The First Gospel

by Aaron

This blog post will actually go along with Didn’t See That Coming: Week 2, wherein we talked about how God made everything good and mankind ran in the opposite direction and fell. The message also centered on God’s promised rescue of humankind in the coming child, Jesus, who would restore us to what He made us to be—His image bearers. In that message I quoted Genesis 3:15, where God says, “I will put enmity between you and the woman, and between your offspring and her offspring; he shall bruise your head, and you shall bruise his heel.” I said that I believe the word referring to the woman’s offspring was singular, yet the word for the serpent’s offspring was plural. Before I get questions from budding theologians, I want to answer why I say that. 

Warning: I may lose some of you in the explanation of the words that I am about to write, and I am sorry. If you do get lost, I am simply saying that I believe when God makes this promise, which is about Jesus’ coming, that He is specifically referring to Jesus (in contrast to the serpent’s offspring, which would be all people who actively reject Jesus and seek to destroy who He is). I believe that Genesis 3:15 is the first time the Gospel was proclaimed (and it was proclaimed by Jesus Himself...hence, the preaching of the first Gospel).

Here we go…

In Genesis 3:15 there is an underlying current of headship…the snake and the woman representing more than just themselves. This is why the author is careful to notate the word “offspring,” which is actually the literal word “seed” (“offspring” is more understandable in our modern minds). The first half of the verse describes the enmity between the serpent and the woman; the second half is in regard to enmity among their seeds or offspring (“he shall bruise your head, and you shall bruise his heel”). The word for offspring or seed (“zerah” in Hebrew) can be plural or singular; I believe it is plural when referring to the serpent. Though it does refer to God’s people as a whole, it is singular when referring to the woman’s eventual, specific seed (Jesus). (Notice how the verse refers to a “He.”)

The author lumps the serpent and his offspring together as one, and as having one goal: to try and destroy God’s image in man and ultimately stop the promise of God’s redemption. There has always been strife (or enmity) between those who hate God and those who love Him; many times, those who hate God masquerade as those who claim to love Him, doing more damage to God’s name than those with open hostility. When Jesus actually comes, he delivers on Genesis 3:15: crushing the serpent’s head (singular), while also dealing a blow to those (plural) who would seek to destroy who God called man to be, His image bearers. 

John Sailhamer writes, “What happens to the snake’s ‘seed’ in the distant future can be said to happen to the snake as well. This suggests that the author views the snake in terms that extend beyond this particular snake of the garden…The snake is represented by his ‘seed.’ When that ‘seed’ is crushed, the head of the snake is crushed.” When we speak of the war that humanity finds itself in, we tend to forget that it is not God versus the Devil—as if anything could stand against God. The war is between man and Satan/sin/death. This is a war mankind willingly started (the rebellion in Genesis 3) and had no chance of winning. This is why God Himself came, as a man without sin, to win the war on our behalf.

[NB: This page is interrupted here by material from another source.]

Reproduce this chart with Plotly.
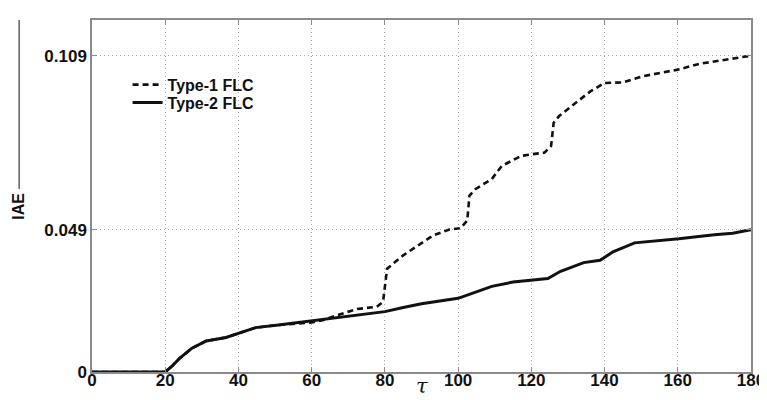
import plotly.graph_objects as go

# Type-1 FLC (dashed)
tau_t1 = [0, 20, 22, 24, 27.3, 31.2, 36.6, 40, 44.7, 50.9, 60, 63, 67, 72.4, 77.8, 79.5, 80, 80.6,
          85, 88.5, 93.1, 97.6, 100.7, 102.5, 103.1, 104.7, 109.2, 111.9, 115.5, 117.3, 120, 123.6,
          125.4, 126.1, 127.6, 131.6, 136.1, 140, 145, 150.4, 160, 166, 173, 180]
iae_t1 = [0, 0, 0.0022, 0.0048, 0.0082, 0.0107, 0.0119, 0.0134, 0.0153, 0.0162, 0.0171, 0.0178,
          0.0196, 0.0217, 0.0225, 0.0242, 0.0300, 0.0356, 0.0402, 0.0431, 0.0470, 0.0491, 0.0496,
          0.0522, 0.0608, 0.0630, 0.0665, 0.0710, 0.0733, 0.0745, 0.0750, 0.0756, 0.0779, 0.0859,
          0.0882, 0.0922, 0.0967, 0.0996, 0.0998, 0.1019, 0.1042, 0.1062, 0.1076, 0.1090]

# Type-2 FLC (solid)
tau_t2 = [0, 20, 22, 24, 27.3, 31.2, 36.6, 40, 44.7, 50.9, 60, 68.9, 80, 85, 90, 100, 109.2, 115,
          124.5, 128, 134.3, 138.8, 142.3, 148.2, 155, 160.3, 170, 175, 180]
iae_t2 = [0, 0, 0.0022, 0.0048, 0.0082, 0.0107, 0.0119, 0.0134, 0.0153, 0.0162, 0.0177, 0.0191,
          0.0208, 0.0222, 0.0235, 0.0254, 0.0295, 0.0310, 0.0322, 0.0347, 0.0377, 0.0385, 0.0414,
          0.0445, 0.0452, 0.0459, 0.0473, 0.0478, 0.0490]

x_ticks = [0, 20, 40, 60, 80, 100, 120, 140, 160, 180]
y_ticks = [0, 0.049, 0.109]
y_tick_labels = ["0", "0.049", "0.109"]

FONT = "Liberation Sans"

fig = go.Figure()
fig.add_trace(go.Scatter(x=tau_t1, y=iae_t1, mode="lines", name="Type-1 FLC", legend="legend",
                         line=dict(color="#111111", width=2.6, dash="6px,4px")))
fig.add_trace(go.Scatter(x=tau_t2, y=iae_t2, mode="lines", name="Type-2 FLC", legend="legend2",
                         line=dict(color="#111111", width=3)))

axis_common = dict(
    showline=True, linecolor="#8a8a8a", linewidth=1.5, mirror="ticks",
    ticks="inside", ticklen=5, tickcolor="#8a8a8a",
    showgrid=True, gridcolor="#aaaaaa", gridwidth=1, griddash="1px,3px",
    zeroline=False, ticklabeloverflow="allow",
    tickfont=dict(family=FONT, size=17, color="#111111", weight="bold"),
)

fig.update_xaxes(range=[0, 180], tickvals=x_ticks, ticklabelstandoff=-8, **axis_common)
fig.update_yaxes(range=[0, 0.1213], tickvals=y_ticks, ticktext=y_tick_labels, **axis_common)

legend_common = dict(xanchor="left", yanchor="middle", bgcolor="rgba(0,0,0,0)", borderwidth=0,
                     font=dict(family=FONT, size=16, color="#111111", weight="bold"),
                     itemwidth=30)

fig.update_layout(
    width=767, height=400,
    margin=dict(l=84, r=14, t=10, b=36),
    paper_bgcolor="white", plot_bgcolor="white",
    showlegend=True,
    legend=dict(x=0.054, y=0.816, **legend_common),
    legend2=dict(x=0.054, y=0.765, **legend_common),
    annotations=[
        dict(text="τ", xref="paper", yref="paper", x=0.5, y=-0.04, xanchor="center",
             yanchor="middle", showarrow=False,
             font=dict(family="DejaVu Serif", size=21, color="#111111", style="italic")),
        dict(text="IAE", xref="paper", yref="paper", x=-0.112, y=0.47, xanchor="center",
             yanchor="middle", showarrow=False, textangle=-90,
             font=dict(family=FONT, size=16, color="#111111", weight="bold")),
    ],
    shapes=[
        dict(type="line", xref="paper", yref="paper", x0=-0.1106, x1=-0.1106, y0=1.0, y1=0.52,
             line=dict(color="#111111", width=1)),
    ],
)

fig.write_html("out.html")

Sailhamer points out that when Genesis 3:15 starts to talk about the woman’s seed, it looks as if it is written for a point in time far removed from the woman…as if to raise the question, “Who is her seed?” The rest of Genesis, and the rest of the Scriptures, will spend their focus answering that question. The result of the woman’s sin leads to greater pain in childbirth and strife with her husband, among other tragic consequences we see and experience today. However, the promise of Genesis 3:16 once again points to a child that would be born of a woman in fulfillment of God’s promise of redemption. 

All of this is my roundabout way of simply restating that God knew what He was going to do to rescue man from the very start. So often we question and worry over the course of our lives, when we need to instead trust God and live out His calling for us. We were made to reflect God’s peace to the world, His goodness that He gives to us; though we have destroyed that peace and hidden that goodness behind a wall of disobedience, God Himself comes to break down that wall so we again can not only see His peace and goodness, but actually live in it (…and we didn’t see that coming)!